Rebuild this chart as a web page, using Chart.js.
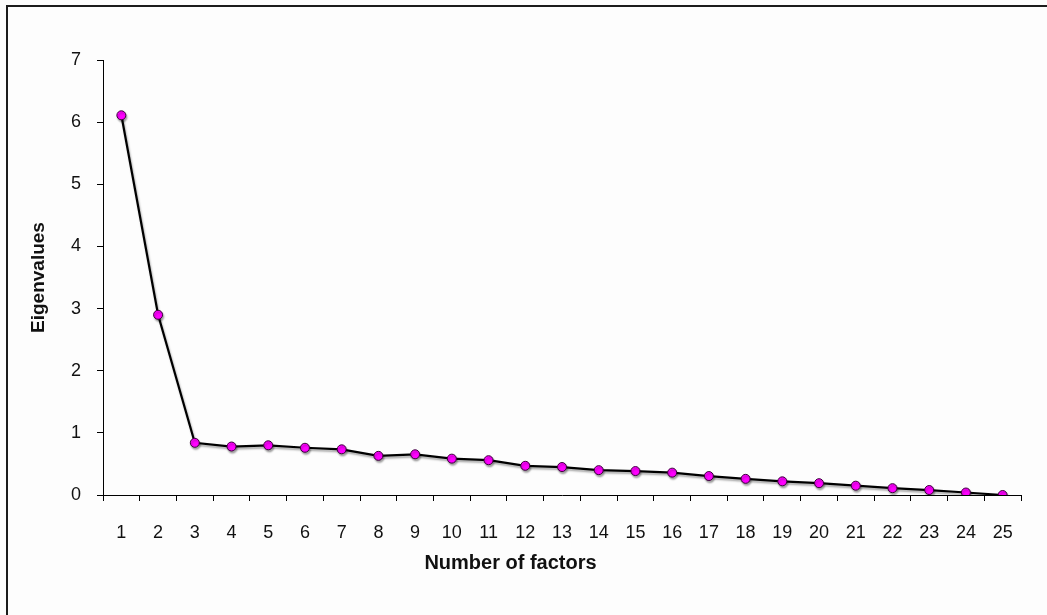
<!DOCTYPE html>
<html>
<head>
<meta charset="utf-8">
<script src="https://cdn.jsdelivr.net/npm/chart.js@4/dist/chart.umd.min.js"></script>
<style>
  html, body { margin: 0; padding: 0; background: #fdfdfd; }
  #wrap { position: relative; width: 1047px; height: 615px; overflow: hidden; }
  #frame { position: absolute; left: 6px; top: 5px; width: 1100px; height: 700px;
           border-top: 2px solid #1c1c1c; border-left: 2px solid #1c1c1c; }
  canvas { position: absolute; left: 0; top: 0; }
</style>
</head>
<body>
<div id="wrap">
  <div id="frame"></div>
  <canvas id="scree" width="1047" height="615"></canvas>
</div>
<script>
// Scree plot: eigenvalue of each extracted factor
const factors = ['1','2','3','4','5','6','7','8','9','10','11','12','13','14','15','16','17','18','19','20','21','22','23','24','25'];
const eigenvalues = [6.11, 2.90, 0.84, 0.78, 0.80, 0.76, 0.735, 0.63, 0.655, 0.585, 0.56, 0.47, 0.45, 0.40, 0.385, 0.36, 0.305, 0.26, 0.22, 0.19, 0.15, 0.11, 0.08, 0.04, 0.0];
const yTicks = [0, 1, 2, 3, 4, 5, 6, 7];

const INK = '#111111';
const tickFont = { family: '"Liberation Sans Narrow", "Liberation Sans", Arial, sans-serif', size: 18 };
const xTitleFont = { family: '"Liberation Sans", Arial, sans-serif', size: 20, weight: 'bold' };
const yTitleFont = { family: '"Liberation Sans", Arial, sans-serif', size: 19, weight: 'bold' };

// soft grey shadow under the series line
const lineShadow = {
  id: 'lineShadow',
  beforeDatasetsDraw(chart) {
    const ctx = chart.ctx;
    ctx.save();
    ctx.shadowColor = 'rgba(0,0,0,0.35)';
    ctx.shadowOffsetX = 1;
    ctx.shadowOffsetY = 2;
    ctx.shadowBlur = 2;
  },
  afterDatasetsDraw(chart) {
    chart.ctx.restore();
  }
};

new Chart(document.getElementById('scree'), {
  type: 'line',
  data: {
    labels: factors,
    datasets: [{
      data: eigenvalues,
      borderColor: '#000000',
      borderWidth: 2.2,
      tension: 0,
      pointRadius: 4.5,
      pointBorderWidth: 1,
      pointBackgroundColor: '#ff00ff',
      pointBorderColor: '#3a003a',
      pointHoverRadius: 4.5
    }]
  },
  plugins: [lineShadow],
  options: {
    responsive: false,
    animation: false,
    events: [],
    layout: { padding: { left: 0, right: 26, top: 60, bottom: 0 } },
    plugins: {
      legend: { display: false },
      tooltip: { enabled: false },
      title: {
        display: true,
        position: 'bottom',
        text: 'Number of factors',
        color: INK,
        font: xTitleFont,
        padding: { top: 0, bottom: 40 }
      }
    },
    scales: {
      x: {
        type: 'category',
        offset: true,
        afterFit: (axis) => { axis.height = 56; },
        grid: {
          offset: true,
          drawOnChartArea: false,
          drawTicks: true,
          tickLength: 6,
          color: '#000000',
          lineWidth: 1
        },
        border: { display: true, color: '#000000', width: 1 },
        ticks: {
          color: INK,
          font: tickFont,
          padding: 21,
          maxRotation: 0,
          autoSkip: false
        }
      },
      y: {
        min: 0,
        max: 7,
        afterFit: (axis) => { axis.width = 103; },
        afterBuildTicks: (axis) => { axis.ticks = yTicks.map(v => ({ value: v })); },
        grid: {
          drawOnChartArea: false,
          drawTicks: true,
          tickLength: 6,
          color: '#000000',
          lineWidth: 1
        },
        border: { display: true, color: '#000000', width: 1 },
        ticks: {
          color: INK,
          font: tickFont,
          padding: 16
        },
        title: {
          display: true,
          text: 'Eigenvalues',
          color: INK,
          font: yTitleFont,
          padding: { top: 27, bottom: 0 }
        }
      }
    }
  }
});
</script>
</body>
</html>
┄┄┄┄┄┄
#### SET TASK:
Every line should be retyped exactly, with the pictures omitted.

#### RESULT OF THIS EXERCISE:
Rebuild this chart as a web page, using Chart.js.
<!DOCTYPE html>
<html>
<head>
<meta charset="utf-8">
<script src="https://cdn.jsdelivr.net/npm/chart.js@4/dist/chart.umd.min.js"></script>
<style>
  html, body { margin: 0; padding: 0; background: #fdfdfd; }
  #wrap { position: relative; width: 1047px; height: 615px; overflow: hidden; }
  #frame { position: absolute; left: 6px; top: 5px; width: 1100px; height: 700px;
           border-top: 2px solid #1c1c1c; border-left: 2px solid #1c1c1c; }
  canvas { position: absolute; left: 0; top: 0; }
</style>
</head>
<body>
<div id="wrap">
  <div id="frame"></div>
  <canvas id="scree" width="1047" height="615"></canvas>
</div>
<script>
// Scree plot: eigenvalue of each extracted factor
const factors = ['1','2','3','4','5','6','7','8','9','10','11','12','13','14','15','16','17','18','19','20','21','22','23','24','25'];
const eigenvalues = [6.11, 2.90, 0.84, 0.78, 0.80, 0.76, 0.735, 0.63, 0.655, 0.585, 0.56, 0.47, 0.45, 0.40, 0.385, 0.36, 0.305, 0.26, 0.22, 0.19, 0.15, 0.11, 0.08, 0.04, 0.0];
const yTicks = [0, 1, 2, 3, 4, 5, 6, 7];

const INK = '#111111';
const tickFont = { family: '"Liberation Sans Narrow", "Liberation Sans", Arial, sans-serif', size: 18 };
const xTitleFont = { family: '"Liberation Sans", Arial, sans-serif', size: 20, weight: 'bold' };
const yTitleFont = { family: '"Liberation Sans", Arial, sans-serif', size: 19, weight: 'bold' };

// soft grey shadow under the series line
const lineShadow = {
  id: 'lineShadow',
  beforeDatasetsDraw(chart) {
    const ctx = chart.ctx;
    ctx.save();
    ctx.shadowColor = 'rgba(0,0,0,0.35)';
    ctx.shadowOffsetX = 1;
    ctx.shadowOffsetY = 2;
    ctx.shadowBlur = 2;
  },
  afterDatasetsDraw(chart) {
    chart.ctx.restore();
  }
};

new Chart(document.getElementById('scree'), {
  type: 'line',
  data: {
    labels: factors,
    datasets: [{
      data: eigenvalues,
      borderColor: '#000000',
      borderWidth: 2.2,
      tension: 0,
      pointRadius: 4.5,
      pointBorderWidth: 1,
      pointBackgroundColor: '#ff00ff',
      pointBorderColor: '#3a003a',
      pointHoverRadius: 4.5
    }]
  },
  plugins: [lineShadow],
  options: {
    responsive: false,
    animation: false,
    events: [],
    layout: { padding: { left: 0, right: 26, top: 60, bottom: 0 } },
    plugins: {
      legend: { display: false },
      tooltip: { enabled: false },
      title: {
        display: true,
        position: 'bottom',
        text: 'Number of factors',
        color: INK,
        font: xTitleFont,
        padding: { top: 0, bottom: 40 }
      }
    },
    scales: {
      x: {
        type: 'category',
        offset: true,
        afterFit: (axis) => { axis.height = 56; },
        grid: {
          offset: true,
          drawOnChartArea: false,
          drawTicks: true,
          tickLength: 6,
          color: '#000000',
          lineWidth: 1
        },
        border: { display: true, color: '#000000', width: 1 },
        ticks: {
          color: INK,
          font: tickFont,
          padding: 21,
          maxRotation: 0,
          autoSkip: false
        }
      },
      y: {
        min: 0,
        max: 7,
        afterFit: (axis) => { axis.width = 103; },
        afterBuildTicks: (axis) => { axis.ticks = yTicks.map(v => ({ value: v })); },
        grid: {
          drawOnChartArea: false,
          drawTicks: true,
          tickLength: 6,
          color: '#000000',
          lineWidth: 1
        },
        border: { display: true, color: '#000000', width: 1 },
        ticks: {
          color: INK,
          font: tickFont,
          padding: 16
        },
        title: {
          display: true,
          text: 'Eigenvalues',
          color: INK,
          font: yTitleFont,
          padding: { top: 27, bottom: 0 }
        }
      }
    }
  }
});
</script>
</body>
</html>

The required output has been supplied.